Qatar has blood on its hands.
President Biden should demand that Qatar arrest Hamas leaders and seize their assets.
He should make this demand every day—twice on Tuesdays—at least until every hostage has been safely returned.
If Qatar refuses, there should be consequences.
— Mike Lee (@BasedMikeLee) November 26, 2023
Katar ise Hamas’ın 2012 yılında Doha’da ofis açmasına izin verilmesine Obama yönetiminin Katar’dan Washington ile Hamas arasına dolaylı kanal açmasını istemesinin ardından izin verdiğini söylüyor.
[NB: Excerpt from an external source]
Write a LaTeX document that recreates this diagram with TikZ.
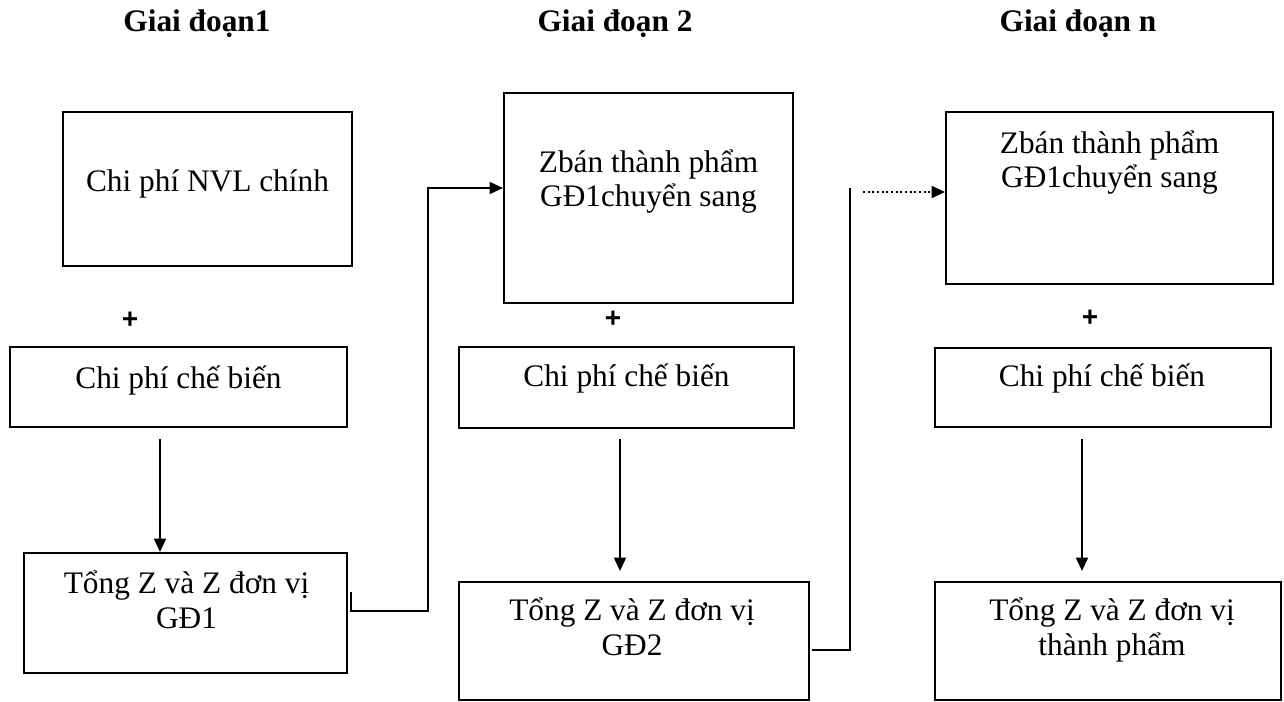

Katar’ın ABD büyükelçisi ekim ayında Wall Street Journal’da yazdığı yazıda “Hamas’ın Katar’da ofisinin olması destek olarak algılanmamalı” demişti.
Katar her ne kadar ABD’nin İran ile eylül ayında bir anlaşmaya varmasına yardımcı olsa da, sonrasında ABD’nin baskısıyla karşı karşıya kaldı. Bu anlaşmada ABD’nin İran’ın dondurulmuş altı milyar dolarının yeniden dolaşıma girmesine izin vermesi karşılığında Tahran elindeki ABD vatandaşı esirleri serbest bırakmıştı. Ne var ki Temsilciler Meclisi anlaşmaya büyük tepki gösterince Biden yönetimi İran’la yapılan anlaşmayı askıya alması için Katar’a baskı yapmıştı. Bu Tahran’ı kızdırmış ve Katar’ın güvenilir arabulucu olarak itibarına zarar vermişti.
İsrail’in Katar’a tepkisi ise yeni başlamış bir şey değil. Müzakereler devam ederken bile Katar’a yönelik tehditler sürüyordu. İsrail’in üst düzey bir Dışişleri Bakanlığı yetkilisi ordu radyosundaki açıklamasında Gazze’deki savaş sona erince İsrail’in emirlikle hesaplaşacağını söylemişti. Tehdidi daha da somutlaştırmak için İsrail, 2 Aralık’ta tam da delegesini Doha’dan çekerken, bir hava saldırısında Katar’ın finanse ettiği konutu yerle bir etmişti.
Hagop Kevorkian Yakın Doğu Çalışmaları Merkezi’nin yöneticisi Mohamad Bazzi The Guardian’da yazdığı bir köşe yazısında ABD ve İsrail’in Katar’daki Hamas varlığını eleştirmesinin hata olduğunu söylüyor. Çünkü bu durumda Hamas’ın siyasi bürosu İran ya da Lübnan’a taşınabilir ki bu hem ABD, hem de İsrail için müzakere kapısının tamamen kapanması anlamına gelir.